Let’s go back to some good old science subjects and take some notes about sediments, something I am supposed to be an expert in.

One of my favorite pastimes lately is collecting examples from the geological literature in which the statistical analysis went incredibly wrong. Take for example the papers dealing with grain-size distributions that advertise cumulative probability plots as the best technique to identify subpopulations in a mixed distribution. Here is what G.S. Visher says in his 1969 paper on “Grain size distributions and depositional processes” (Journal of Sedimentary Petrology, v. 39, p. 1074-1106):

“The most important aspect in analysis of textural patterns is the recognition of straight line curve segments. In figure 3 four such segments occur on the log-probability curve, each defined by at least four control points. The interpretation of this distribution is that it represents four separate log-normal populations. Each population is truncated and joined with the next population to form a single distribution. This means that grain size distributions do not follow a single log-normal law, but are composed of several log-normal populations each with a different mean and a standard deviation. These separate populations are readily identifiable on the log-probability plot, but they are difficult to precisely define on the other two curves.” (p. 1079)
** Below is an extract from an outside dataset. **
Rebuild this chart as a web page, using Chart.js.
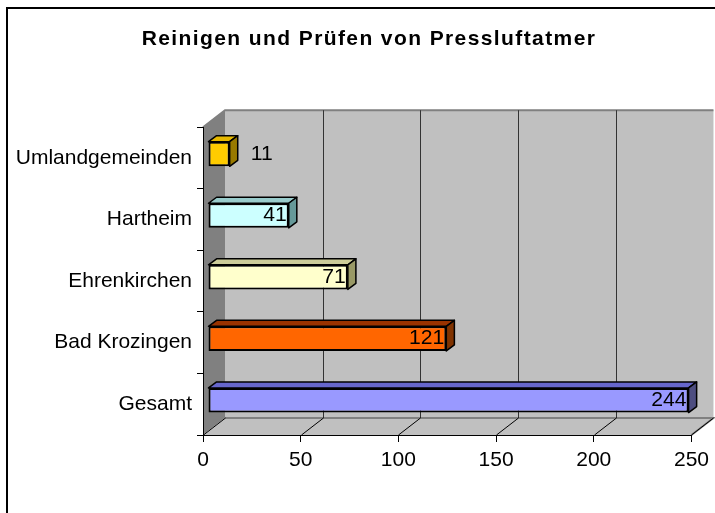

I am wondering if this tendency to see straight line segments in cumulative probability plots and to give them some special significance is a syndrome restricted only to geologists – whose abilities for pattern recognition are excellent in general – or one could find such examples from other fields as well. The fact that a certain distribution looks like a straight line on a cumulative plot does not mean that mixtures of the same type of distribution will plot as straight line segments. The excellent sedimentologist Robert Folk has pointed this out in a 1977 discussion of a paper coauthored by Visher (in which they try to prove that the Navajo Sandstone is not an eolian deposit – yeah, right):

“A general defect of the Visher method is exemplified by Kane Creek #2, which is shown as consisting of four straight line segments, implying that it is a mixture of four populations. It can be proved by anyone using probability paper and ordinary arithmetic that such kinky curves can be made by a simple mixing of two (not four) populations that are widely separated; the ‘flat’ portions represent the gaps in the distribution. Furthermore, mixing of populations on probability paper results in smoothly curving inflexions, not angularly joined straight-line segments.”

Despite this, multiple straight-line-fitting to cumulative probability plots is fashionable again, although this time it is done on log-log plots of exceedence probability of either bed thickness or fault size data. But this is going to be part of a paper that I am working on right now (in the evenings and weekends…) — so more about this later.